Now comes the question in more detail: is it true that if an element $x \in \mathcal{O}_{K, \mathfrak{p}}$ has a finite polynomial expansion then $x \in \mathcal{O}_K$? Again, here we identify $\mathcal{O}_K$ with a subset of its completion $\mathcal{O}_{K, \mathfrak{p}}$ at the prime $\mathfrak{p}$. This is true in the case $\mathcal{O}_K = \mathbb{Z}$ and $\mathcal{O}_{K, \mathfrak{p}} = \mathbb{Z}_p$ because if an element $x \in \mathbb{Z}_p$ has a finite polynomial expansion then $x \in \mathbb{Z}$. Is it true in general?
EDIT: This depends heavily on the choice of coset representatives for the polynomial expansion. For simplicity, suppose that the residue field of $\mathcal{O}_{K, {\mathfrak{p}}}$ is $\mathbb{F}_p$; i.e: suppose that the extension $K_{\mathfrak{p}} / \mathbb{Q}_p$ is totally ramified. Then we can pick the digits $\{0,1, \dots, p-1\}$ as a set of "digits" for the polynomial expansion. Is the theorem true then?

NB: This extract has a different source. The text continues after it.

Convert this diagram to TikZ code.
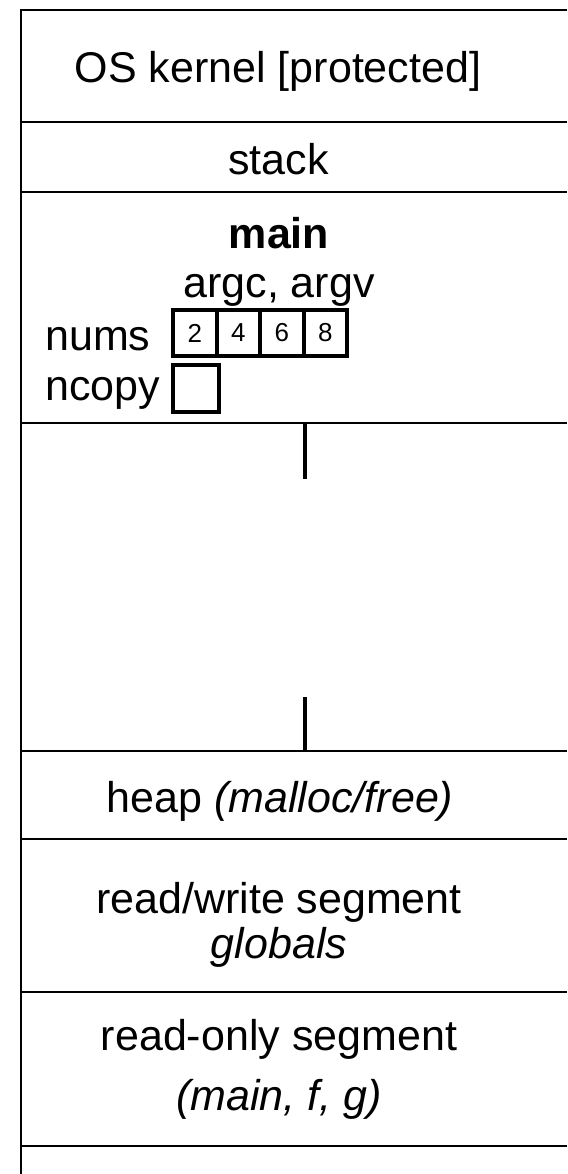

In terms of what I've tried: I've tried showing that we can pick the uniformizer $\pi$ to belong to $\mathcal{O}_K$, and we can pick the digits of the polynomial expansion to be elements of $\mathcal{O}_K$ as well. If this is true, (which I'm not very sure about!) then it follows that any finite polynomial in $\pi$ belongs to $\mathcal{O}_K$. Any suggestions / references would be welcome. Thanks!
Best Answer
As you suspect, one can always choose a uniformiser $\pi \in \mathcal{O}_{K, \mathfrak p}$ to come from $\mathcal{O}_K$ (actually, any element $\in \mathfrak p \setminus \mathfrak p ^2$ will do), and one also can always choose a full set of representatives of the residue field $\mathcal{O}_{K, \mathfrak p}/(\pi)$ within $\mathcal{O}_K$ (this standard fact is usually formulated and proven as saying that the natural map $\mathcal{O}_{K}/\mathfrak p \rightarrow \mathcal{O}_{K, \mathfrak p}/(\pi)$ is bijective).
Now of course if these two conditions are simultaneously satisfied, all elements $\sum_{i=0}^n a_i \pi^i$ with the $a_i \in \mathcal{O}_{K}$ are in $\mathcal{O}_{K}$.
However, if either of the conditions is not satisfied, I think there is not much sensible to say in generality, by the way already in the case of $\mathbb Z_p$.
Example 1: Let $u \in \mathbb Z_p \setminus \mathbb Z$ with $u \in 1+p\mathbb Z_p$ (there are many such elements), and take that one as a representative of $1 \in \mathbb F_p$, the other representatives being $\{0,2,..., p-1\}$ as before, and keep $p$ as uniformiser. Then all finite sums with all "coefficients" $\neq u$ are in $\mathbb Z$, whereas all the ones with a $u$ occuring are not.
Example 2: Again keep $p$ as uniformiser, let $u$ be as above, and as representative of $1$ take $r_1:=1+up^2$, as representative of $2$ take $r_1:=2-up$, all others stay in $\{0, 3, ..., p-1\}$. Now $r_1, r_2 \notin \mathbb Z$, e.g. $2+r_1 p$ or $2p^3 + r_2p^7$ also $\notin \mathbb Z$, but $r_1+r_2 p \in \mathbb Z$, and so is (say $p \ge 11$) $7 + 10p^3 +r_1p^9 +r_2p^{10}+8p^{17}$ but not $7 + 10p^3 +r_1p^9 +r_2p^{10}+r_1p^{17}$.
Example 3: Via Hensel's Lemma there is an element $\pi \in p \mathbb Z_p$ such that $\pi^2+\pi =p$. It is not in $\mathbb Z$. Take that as uniformiser, while keeping the usual representatives $\{0,1, ..., p-1\}$. Then all "degree 0" expressions are in $\mathbb Z$; all "degree 1" expressions are not; but $\pi +\pi^2 \in \mathbb Z$ (and so is ($p \ge 3$) e.g. $1 + \pi^2+2\pi^3+\pi^4$) whereas e.g. $\pi^2$ or $1+\pi^2$ are not.
I imagine if one "mixes" the ideas of examples 2 and 3 one can create more chaos.